A relief well needs to intersect the main bore just above where the oil starts. It is tough to know in advance how deep that will be. So you could drill two bore roughly in parallel, and whichever one hits oil first becomes the main bore. Note that a blowout could happen in either bore though, so while you might have improved your ability to deal with a blowout, you have also doubled the odds that you will HAVE a blowout in the first place.

This well is dead. They may be able to drill a new one but I believe the pipe is ruptured and can’t be re-used.

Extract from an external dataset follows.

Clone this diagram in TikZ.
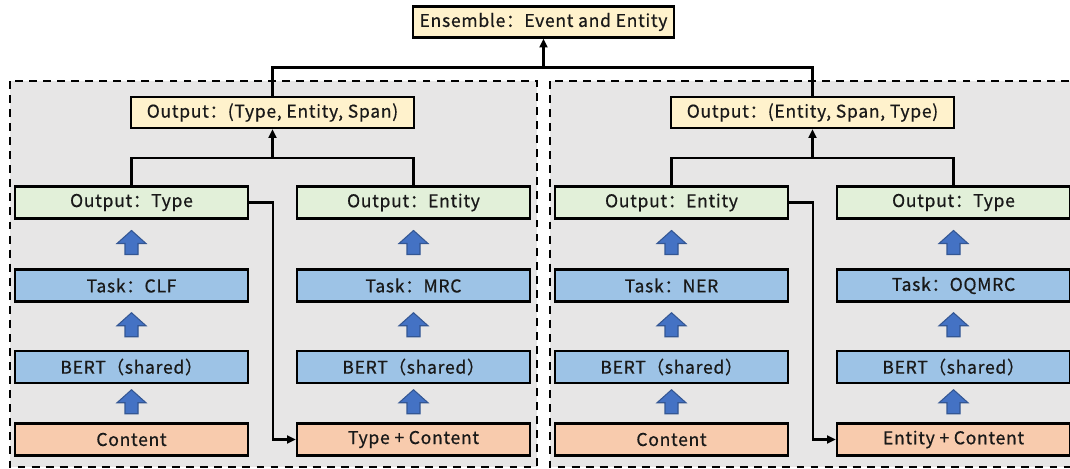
\documentclass[tikz,border=0pt]{standalone}
\usepackage{fontspec}
\setmainfont{Noto Sans CJK SC}[LetterSpace=4.0, FakeBold=0.6]
\usetikzlibrary{arrows.meta,calc}

\definecolor{fondo}{HTML}{E7E6E6}
\definecolor{amarillo}{HTML}{FFF2CC}
\definecolor{verde}{HTML}{E2F0D9}
\definecolor{azul}{HTML}{9DC3E6}
\definecolor{naranja}{HTML}{F8CBAD}
\definecolor{flecha}{HTML}{4472C4}

\begin{document}
\begin{tikzpicture}[x=0.02cm, y=-0.02cm,
    caja/.style={draw=black, line width=1.3pt, minimum width=4.66cm, minimum height=0.64cm,
        inner sep=0pt, text=black!90, font=\fontsize{10}{12}\selectfont},
    salida/.style={caja, fill=verde},
    tarea/.style={caja, fill=azul},
    entrada/.style={caja, fill=naranja},
    suma/.style={caja, fill=amarillo, minimum width=5.66cm, minimum height=0.62cm},
    panel/.style={draw=black, line width=1.3pt, fill=fondo, dash pattern=on 4.5pt off 3.5pt},
    linea/.style={draw=black, line width=1.5pt},
    conn/.style={linea, -{Triangle[length=5pt,width=4.5pt]}},
    subir/.pic={\draw[fill=flecha, draw=flecha!75!black, line width=0.6pt]
        (-6.5,12) -- (-6.5,1) -- (-14.5,1) -- (0,-12) -- (14.5,1) -- (6.5,1) -- (6.5,12) -- cycle;}]

    % Recorta al tamano de la figura
    \clip (0,0) rectangle (1070,469);

    % Dibuja los paneles
    \draw[panel] (10,81) rectangle (537,467);
    \draw[panel] (550,81) rectangle (1077,467);

    % Dibuja las cajas de arriba
    \node[suma, minimum width=5.22cm] (ens) at (543.5,22) {Ensemble：Event and Entity};
    \node[suma] (outL) at (272.5,112.5) {Output：(Type, Entity, Span)};
    \node[suma] (outR) at (812.5,112.5) {Output：(Entity, Span, Type)};

    % Dibuja el panel izquierdo
    \node[salida] (typeL) at (131.5,202.5) {Output：Type};
    \node[tarea] (clf) at (131.5,285.5) {Task：CLF};
    \node[tarea] (bertA) at (131.5,367) {BERT（shared）};
    \node[entrada] (contA) at (131.5,439.5) {Content};
    \node[salida] (entL) at (413.5,202.5) {Output：Entity};
    \node[tarea] (mrc) at (413.5,285.5) {Task：MRC};
    \node[tarea] (bertB) at (413.5,367) {BERT（shared）};
    \node[entrada] (typecont) at (413.5,439.5) {Type + Content};

    % Dibuja el panel derecho
    \node[salida] (entR) at (671.5,202.5) {Output：Entity};
    \node[tarea] (ner) at (671.5,285.5) {Task：NER};
    \node[tarea] (bertC) at (671.5,367) {BERT（shared）};
    \node[entrada] (contC) at (671.5,439.5) {Content};
    \node[salida] (typeR) at (953.5,202.5) {Output：Type};
    \node[tarea] (oqmrc) at (953.5,285.5) {Task：OQMRC};
    \node[tarea] (bertD) at (953.5,367) {BERT（shared）};
    \node[entrada] (entcont) at (953.5,439.5) {Entity + Content};

    % Dibuja las flechas gruesas
    \pic at ($(contA.north)!0.5!(bertA.south)+(0,-1.5)$) {subir};
    \pic at ($(bertA.north)!0.5!(clf.south)+(0,-1.5)$) {subir};
    \pic at ($(clf.north)!0.5!(typeL.south)+(0,-1.5)$) {subir};
    \pic at ($(typecont.north)!0.5!(bertB.south)+(0,-1.5)$) {subir};
    \pic at ($(bertB.north)!0.5!(mrc.south)+(0,-1.5)$) {subir};
    \pic at ($(mrc.north)!0.5!(entL.south)+(0,-1.5)$) {subir};
    \pic at ($(contC.north)!0.5!(bertC.south)+(0,-1.5)$) {subir};
    \pic at ($(bertC.north)!0.5!(ner.south)+(0,-1.5)$) {subir};
    \pic at ($(ner.north)!0.5!(entR.south)+(0,-1.5)$) {subir};
    \pic at ($(entcont.north)!0.5!(bertD.south)+(0,-1.5)$) {subir};
    \pic at ($(bertD.north)!0.5!(oqmrc.south)+(0,-1.5)$) {subir};
    \pic at ($(oqmrc.north)!0.5!(typeR.south)+(0,-1.5)$) {subir};

    % Dibuja las uniones
    \coordinate (jtop) at ($(ens.south)+(0,29)$);
    \draw[linea] (outL.north) |- (jtop);
    \draw[linea] (outR.north) |- (jtop);
    \draw[conn] (jtop) -- (ens.south);
    \coordinate (jL) at ($(outL.south)+(0,29)$);
    \draw[linea] (typeL.north) |- (jL);
    \draw[linea] (entL.north) |- (jL);
    \draw[conn] (jL) -- (outL.south);
    \coordinate (jR) at ($(outR.south)+(0,29)$);
    \draw[linea] (entR.north) |- (jR);
    \draw[linea] (typeR.north) |- (jR);
    \draw[conn] (jR) -- (outR.south);

    % Dibuja los atajos laterales
    \draw[conn] (typeL.east) -- ++(24,0) |- (typecont.west);
    \draw[conn] (entR.east) -- ++(24,0) |- (entcont.west);
\end{tikzpicture}
\end{document}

Also, this was the first test well of an entire field - the well was always going to be sealed off while other wells are drilled to determine the extent of the field. Once that process is complete, the location of actual production wells will be determined and opened up or drilled. In this case, however, due to the blowout it will never be used as a production well - there is no way of knowing how stable the well is.

Si

Money. (about 400K a day)

The same reason car companies don’t provide you with an extra engine just in case yours stops working. They COULD do it… but it’s a bit of a resource waster when they could put that engine in another car and sell it, and it’s such a rare occurence. Probably the same thing with drilling holes for no purpose, they’d rather spend the money on something that brings a profit.

It wouldn’t matter if they were supposed to drill a relief well in advance; BP was supposed to do many things that would have prevented this disaster that they just didn’t do, and weren’t forced to do. Adding another regulation to ignore wouldn’t have made much difference, in my opinion.